At first he didn’t believe her. But at his wife’s insistence, he went to another window and spotted a plane flying low overhead. “I saw the red balls on the wings of the plane,” he said. “I watched that plane torpedo the USS Utah. I said, ‘Betty, we’re at war!’”
They hustled out of their quarters and stopped to pick up a young mother and her two kids who lived downstairs. “It was total chaos,” said Warren of the surprise attack. “We didn’t know what to do.” The horrific noise of bombs, planes and machine gun fire added to the overwhelming terror.
Warren gathered everyone in the neighbor’s car and took off for the administration building. “Barbara and I were in our nightgowns and robes, and shrapnel was falling from the sky,” Betty said.

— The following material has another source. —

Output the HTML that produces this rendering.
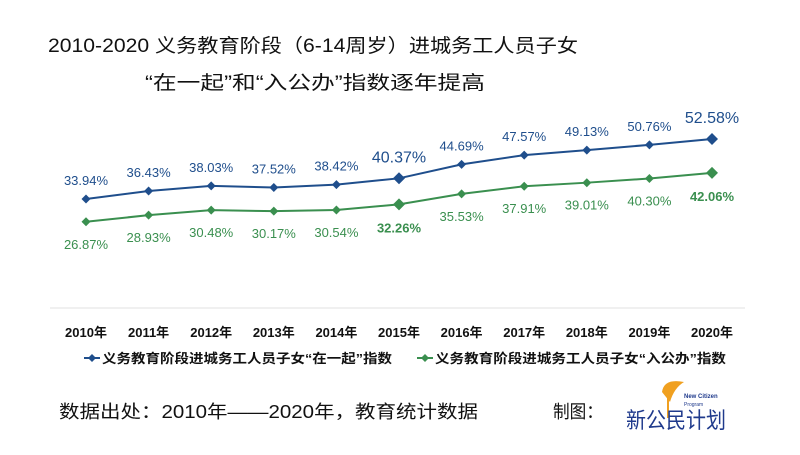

“The road was shredded by machine-gun fire,” Warren said, as he recalled their frightening journey. Steering the vehicle away from the strafing fire of a Japanese warplane, he found shelter in a supply building. There Betty, her friend and the children, waited out the first wave of the attack. “They put us to work immediately, Betty said. “We unloaded guns and filled fire extinguishers.”